## Required work
Go through the data below. List every line that holds the word "this".

=== Data for the task ===

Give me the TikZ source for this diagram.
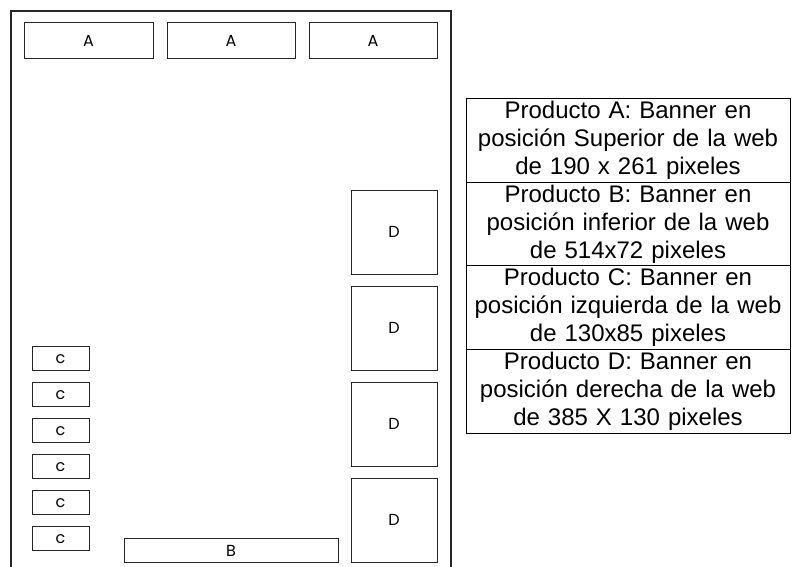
\documentclass[tikz,border=0pt]{standalone}
\usepackage{fontspec}
\setmainfont{Liberation Sans}
\newfontfamily\labelfont{Poppins}
\begin{document}
\begin{tikzpicture}[x=1pt,y=-1pt,
  banner/.style={draw=black!85, line width=1pt, inner sep=0pt, font=\labelfont\fontsize{16}{18}\selectfont},
  cell/.style={draw=black, line width=1pt, inner sep=0pt, minimum width=324, minimum height=83.75,
    text width=320, align=center, font=\fontsize{24}{28}\selectfont}]
\useasboundingbox (0,0) rectangle (792,567);
% page frame
\draw[black!85, line width=1.2pt] (11,570) -- (11,11) -- (451,11) -- (451,570);
% A banners
\node[banner, minimum width=129, minimum height=36] (a1) at (88.5,41) {A};
\node[banner, minimum width=128, minimum height=36] (a2) at (231,41) {A};
\node[banner, minimum width=128, minimum height=36] (a3) at (373,41) {A};
% C banners
\foreach \i/\y in {1/358.7,2/394.7,3/430.7,4/466.7,5/502.7,6/538.7}
  \node[banner, minimum width=57, minimum height=24] (c\i) at (60.5,\y) {c};
% B banner
\node[banner, minimum width=214, minimum height=24] (b) at (231,550.7) {B};
% D banners
\foreach \i/\y in {1/232,2/328,3/424,4/520}
  \node[banner, minimum width=86, minimum height=84] (d\i) at (394,\y) {D};
% legend table
\node[cell] (t1) at (628,140.2) {Producto A: Banner en\\posición Superior de la web\\de 190 x 261 pixeles};
\node[cell] (t2) at (628,223.9) {Producto B: Banner en\\posición inferior de la web\\de 514x72 pixeles};
\node[cell] (t3) at (628,307.7) {Producto C: Banner en\\posición izquierda de la web\\de 130x85 pixeles};
\node[cell] (t4) at (628,391.4) {Producto D: Banner en\\posición derecha de la web\\de 385 X 130 pixeles};
\end{tikzpicture}
\end{document}
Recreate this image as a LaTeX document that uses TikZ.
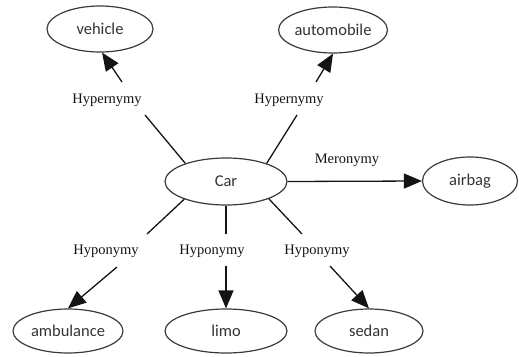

===

## Solution to the problem
Give me the TikZ source for this diagram.
Recreate this image as a LaTeX document that uses TikZ.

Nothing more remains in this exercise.